Sejak memutuskan bermotor ke kantor awal puasa lalu, ada kata-kata yang kerap mampir ke telinga saya, “Hati-hati ya Yah...!” Kata-kata ajaib ini begitu sakti bagi saya. Setiap kali menekan gas motor selalu teringat wajah 3 kurcaci di rumah saat berucap “Hati-hati..ya Yah”.
Itu juga yang terngiang di telinga saat pagi tadi melewati kawasan Cilangkap. Dengan sangat hati-hati saya lewati sebuah sekolah TK yang berada di sisi jalan. Baru beberapa saat saya lewati sekolah tadi, tiba-tiba “brak!”. Saya toleh ke belakang...seorang anak TK tergeletak menangis kesakitan.

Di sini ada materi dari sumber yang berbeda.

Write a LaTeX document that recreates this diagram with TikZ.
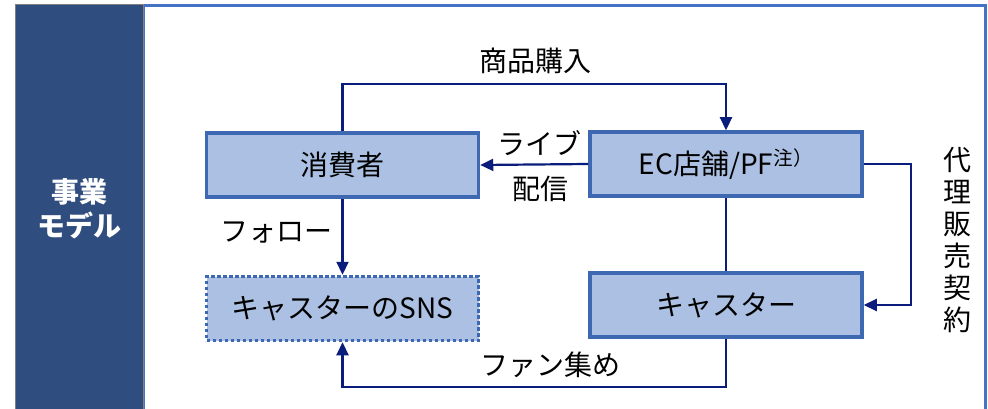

Suasana berubah heboh, dan saya langsung menepikan motor ke halaman sekolah. Si anak langsung diurut guru sekolahnya. Tanpa banyak bicara saya dekati si anak dan minta maaf padanya. Bagi saya ini lebih penting daripada saya ngoceh mengenai posisi saya saat si anak menabrakkan tubuhnya ke motor saya.
Menurut keterangan seorang ibu, di lokasi yang sama kerap terjadi insiden serupa. Ini terjadi lantaran letak sekolah lebih tinggi dari jalan. Dan anak-anak terbiasa berlari menuruni tanjakan sebelum sampai ke jalan raya. Tanjakan itu sendiri lumayan curam, dan bagi anak-anak yang kelebihan tenaga bisa jadi ajang meluncur yang mengasyikkan meski berbahaya.

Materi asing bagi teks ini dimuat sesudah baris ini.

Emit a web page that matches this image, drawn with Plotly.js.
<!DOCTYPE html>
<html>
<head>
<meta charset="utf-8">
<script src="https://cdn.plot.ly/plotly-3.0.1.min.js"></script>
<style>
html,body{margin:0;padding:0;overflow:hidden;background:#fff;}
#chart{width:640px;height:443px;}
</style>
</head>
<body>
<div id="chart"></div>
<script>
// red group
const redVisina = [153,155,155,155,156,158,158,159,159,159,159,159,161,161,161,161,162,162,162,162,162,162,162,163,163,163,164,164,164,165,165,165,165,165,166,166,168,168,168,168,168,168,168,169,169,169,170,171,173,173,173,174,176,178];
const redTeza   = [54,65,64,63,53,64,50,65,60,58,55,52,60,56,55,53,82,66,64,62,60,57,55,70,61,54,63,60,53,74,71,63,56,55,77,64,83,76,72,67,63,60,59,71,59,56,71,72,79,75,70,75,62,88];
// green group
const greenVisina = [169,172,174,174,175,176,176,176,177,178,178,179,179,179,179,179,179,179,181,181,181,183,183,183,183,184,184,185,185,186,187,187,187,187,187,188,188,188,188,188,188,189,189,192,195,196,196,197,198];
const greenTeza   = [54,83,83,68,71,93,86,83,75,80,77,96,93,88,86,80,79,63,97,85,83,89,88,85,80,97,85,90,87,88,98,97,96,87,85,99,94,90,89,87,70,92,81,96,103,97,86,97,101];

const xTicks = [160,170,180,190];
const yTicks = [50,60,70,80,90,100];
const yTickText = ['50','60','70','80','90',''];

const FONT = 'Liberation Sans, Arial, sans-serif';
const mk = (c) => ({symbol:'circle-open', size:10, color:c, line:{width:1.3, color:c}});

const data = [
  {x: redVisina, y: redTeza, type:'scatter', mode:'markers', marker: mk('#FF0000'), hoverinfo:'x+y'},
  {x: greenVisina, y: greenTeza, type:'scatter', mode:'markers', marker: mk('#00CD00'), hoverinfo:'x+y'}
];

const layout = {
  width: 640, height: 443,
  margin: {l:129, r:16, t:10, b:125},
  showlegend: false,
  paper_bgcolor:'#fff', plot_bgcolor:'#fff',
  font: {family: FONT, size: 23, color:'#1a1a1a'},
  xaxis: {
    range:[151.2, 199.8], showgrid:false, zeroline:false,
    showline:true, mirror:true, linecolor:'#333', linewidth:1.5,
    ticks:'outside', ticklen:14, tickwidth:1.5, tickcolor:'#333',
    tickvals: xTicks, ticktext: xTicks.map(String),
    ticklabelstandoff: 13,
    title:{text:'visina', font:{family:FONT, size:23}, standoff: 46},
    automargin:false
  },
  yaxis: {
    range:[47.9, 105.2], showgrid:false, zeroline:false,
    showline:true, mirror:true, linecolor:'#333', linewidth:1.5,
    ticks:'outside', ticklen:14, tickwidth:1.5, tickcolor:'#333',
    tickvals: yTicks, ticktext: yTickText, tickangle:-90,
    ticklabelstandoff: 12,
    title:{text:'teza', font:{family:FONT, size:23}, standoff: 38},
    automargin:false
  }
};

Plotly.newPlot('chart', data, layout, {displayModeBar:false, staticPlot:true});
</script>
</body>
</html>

Akhirnya saya ajak si anak dan ibunya ke tukang urut terdekat. Alhamdulillah tak ada ‘kerusakan’ berarti di tubuh si anak menurut pengurutnya. Bocah yang kemudian saya tahu bernama Bagas, hanya menderita memar sedikit di kaki dan pinggang.
Ok, Bagas, cepat sembuh ya nak...maafkan oom ya!!!